Ich habe im Internet sehr viel recherchiert über französische Kriegsgefangene, über Torgau und die Gefangenenlager. Ich bin nach Torgau gefahren und habe Archive, Museen und Gedenkstätten aufgesucht. Meine erste Errungenschaft war ein Buch, was der Förderverein Europa Begegnungen e.V. herausgegeben hat. Es nennt sich " Livre d´Or 1940-1944 und alle Geschichten, Lieder, Artikel und Gedichte wurden von französischen Kriegsgefangenen verfasst, die hier in Torgau zu dieser Zeit lebten. Dieses ins Deutsche übersetzte Buch habe ich nicht wieder aus der Hand gelegt, bis ich es zu Ende gelesen hatte. Es vermittelt sehr authentisch das Leben der französischen Kriegsgefangenen hier in Torgau und ich glaubte, ich finde hier einen passenden Namen, der dem meines Vaters ähnelt.
Hier in Torgau habe ich auch den Leiter des DIZ ( Stiftung sächsischer Gedenkstätten ) kennengelernt, dem ich sehr viel zu verdanken habe.
Er war es, der im Jahr 2012 den richtigen Namen meines Vaters, in den 100 Listen der französischen Zwangsarbeiter, gefunden hat.
Viele zusammengetragene Bausteine haben nun doch zum Ziel geführt.
Da ich nun schon seit ein paar Jahren Mitglied bei ANEG bin, habe ich sofort meinen engsten Freund Fernand Rumpler angerufen. Auch er hatte schon in viele Richtungen recherchiert, aber immer ging unser Puzzlespiel nicht auf. Nun ging alles sehr schnell.
Am 08.Mai habe ich Fernand den Namen mitgeteilt.Er hat sofort in Frankreich recherchiert.
Am 25.05 2012 konnte er mitteilen, das wir jetzt den richtigen Namen haben. Er hatte auch schon 2 Cousins ausfindig gemacht. Neben den beiden Cousins konnte auch noch die Tochter meines Vaters , die 9 Jahre älter ist wie ich, gefunden werden.
Meine Mutter erwähnte auch in ihrem Brief, den sie 1946 nach Reims geschrieben hatte, das Gaston Coilot (mein Vater ) eine Tochter von ungefähr 9 Jahren hat.

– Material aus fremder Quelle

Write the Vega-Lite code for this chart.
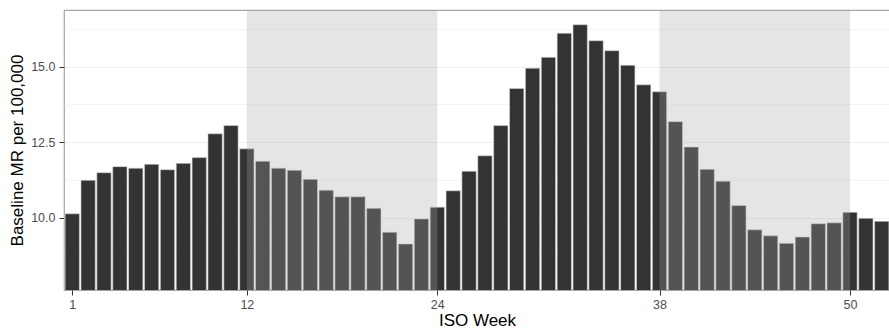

Ich war glücklich, das sie noch am Leben ist und freute mich schon auf ein eventuelles Treffen mit ihr. Von ihr wollte ich etwas über meinen Vater erfahren und was mir sehr wichtig war, ich hätte gerne ein Foto von ihm.
Leider akzeptiert sie mich nicht und will überhaupt nichts mit mir zutun haben. Alle Versuche von Fernand und mir, ob brieflich oder telefonisch, haben absolut keinen Erfolg. Es ist sehr traurig, aber ich gebe noch nicht auf.
Meine Geschichte ist also noch nicht zu Ende.
Im April mache ich in der Nähe von Agay, dort wo meine Schwester wohnt, eine Woche Urlaub. Ich werde versuchen, sie persönlich zu sprechen. Auf Grund der Briefe, die sie uns geschrieben hat, verspreche ich mir keinen großen Erfolg, aber der Versuch ist es mir wert.
Diese Reise wird ein Abenteuer sein und mal sehen wie die Geschichte ausgeht.???
Vielleicht kann ich zu gegebener Zeit an dieser Stelle einmal über das Ergebnis meiner Reise berichten und meine Geschichte vollenden.
Zum Schluss möchte ich noch hinzufügen, seit ich bei ANEG bin weiß ich, dass viele Deutsche und Franzosen mein Schicksal teilen und durch ANEG habe ich viele Freunde gefunden.